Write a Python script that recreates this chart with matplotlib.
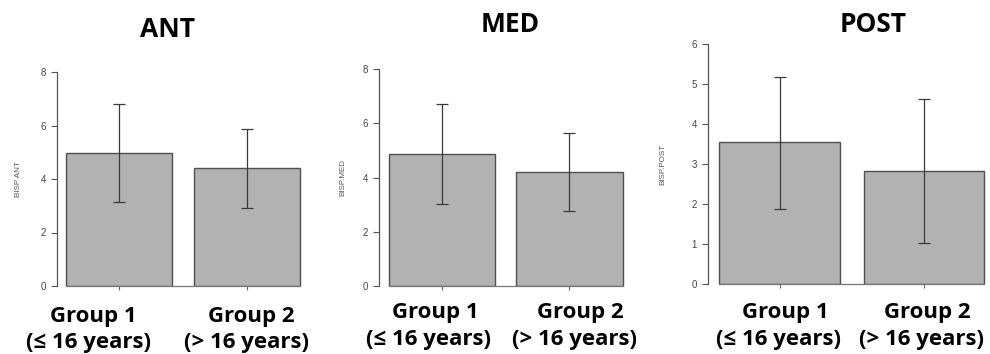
import matplotlib
matplotlib.use("Agg")
import matplotlib.pyplot as plt

# ---- data ----
panels = ["ANT", "MED", "POST"]
ylabels = ["BISP ANT", "BISP.MED", "BISP.POST"]
groups = ["Group 1\n(\u2264 16 years)", "Group 2\n(> 16 years)"]
means = {"ANT": [4.98, 4.40], "MED": [4.87, 4.19], "POST": [3.55, 2.83]}
err_lo = {"ANT": [3.15, 2.90], "MED": [3.03, 2.77], "POST": [1.88, 1.03]}
err_hi = {"ANT": [6.82, 5.88], "MED": [6.72, 5.65], "POST": [5.18, 4.63]}
yticks = {"ANT": [0, 2, 4, 6, 8], "MED": [0, 2, 4, 6, 8], "POST": [0, 1, 2, 3, 4, 5, 6]}

# ---- layout (pixels) ----
W, H = 990, 354
fig = plt.figure(figsize=(W / 100, H / 100), dpi=100)

# (axis_x, right_x, y0_px, ytop_px, xmin, xmax)
layout = {
    "ANT": (57, 310, 286, 72, 0.119, 2.49),
    "MED": (379, 630, 286, 69, 0.107, 2.47),
    "POST": (708, 988, 284, 44, 0.106, 2.43),
}
title_pos = {"ANT": (168, 29.5), "MED": (510, 24), "POST": (873, 24)}
# per group: (line1 center x, line2 center x); baselines per panel
label_x = {"ANT": [(93.5, 88.5), (251.5, 246.5)],
           "MED": [(435, 429), (580, 574.5)],
           "POST": [(785, 779), (927.5, 921.5)]}
label_base = {"ANT": (322, 348), "MED": (318, 345), "POST": (318, 345)}
ylab_pos = {"ANT": 18, "MED": 343, "POST": 663}

bar_face = "#b2b2b2"
bar_edge = "#505050"
ax_col = "#555555"
centers = [0.7, 1.9]
bfont = ["Open Sans", "DejaVu Sans"]

for p, yl in zip(panels, ylabels):
    x0, x1, y0, yt, xmin, xmax = layout[p]
    ax = fig.add_axes([x0 / W, (H - y0) / H, (x1 - x0) / W, (y0 - yt) / H])
    ymax = yticks[p][-1]
    ax.set_xlim(xmin, xmax)
    ax.set_ylim(0, ymax)
    m = means[p]
    lo = [a - b for a, b in zip(m, err_lo[p])]
    hi = [b - a for a, b in zip(m, err_hi[p])]
    ax.bar(centers, m, width=1.0, color=bar_face, edgecolor=bar_edge, linewidth=1.0, zorder=2)
    ax.errorbar(centers, m, yerr=[lo, hi], fmt="none", ecolor="#3a3a3a",
                elinewidth=0.9, capsize=4, capthick=0.9, zorder=3)
    for s in ["top", "right"]:
        ax.spines[s].set_visible(False)
    ax.spines["left"].set_color(ax_col)
    ax.spines["left"].set_linewidth(0.9)
    ax.spines["left"].set_bounds(0, ymax)
    ax.spines["bottom"].set_color("#777777")
    ax.spines["bottom"].set_linewidth(0.9)
    ax.spines["bottom"].set_bounds(centers[0] - 0.5, centers[1] + 0.5)
    ax.set_yticks(yticks[p])
    ax.set_yticklabels([str(v) for v in yticks[p]], fontsize=7, color="#444444",
                       family="Liberation Sans")
    ax.tick_params(axis="y", length=4, width=0.8, color=ax_col, pad=4)
    ax.set_xticks(centers)
    ax.set_xticklabels(["", ""])
    ax.tick_params(axis="x", length=3, width=0.8, color="#666666")
    ax.patch.set_alpha(0)
    fig.text(ylab_pos[p] / W, (H - (y0 + yt) / 2) / H, yl, rotation=90,
             ha="center", va="center", fontsize=5.8, color="#555555",
             family="Liberation Sans")
    tx, ty = title_pos[p]
    fig.text(tx / W, (H - ty) / H, p, ha="center", va="center",
             fontsize=19, fontweight="bold", family=bfont)
    b1, b2 = label_base[p]
    for (lx1, lx2), g in zip(label_x[p], groups):
        l1, l2 = g.split("\n")
        fig.text(lx1 / W, (H - b1) / H, l1, ha="center", va="baseline",
                 fontsize=16, fontweight="bold", family=bfont)
        fig.text(lx2 / W, (H - b2) / H, l2, ha="center", va="baseline",
                 fontsize=16, fontweight="bold", family=bfont)

fig.savefig("out.png", dpi=100)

____

**TASK INSTRUCTIONS:** Identify and extract each line of the listing that contains "matplotlib".

**EXPECTED OUTPUT:**
Write a Python script that recreates this chart with matplotlib.
import matplotlib
matplotlib.use("Agg")
import matplotlib.pyplot as plt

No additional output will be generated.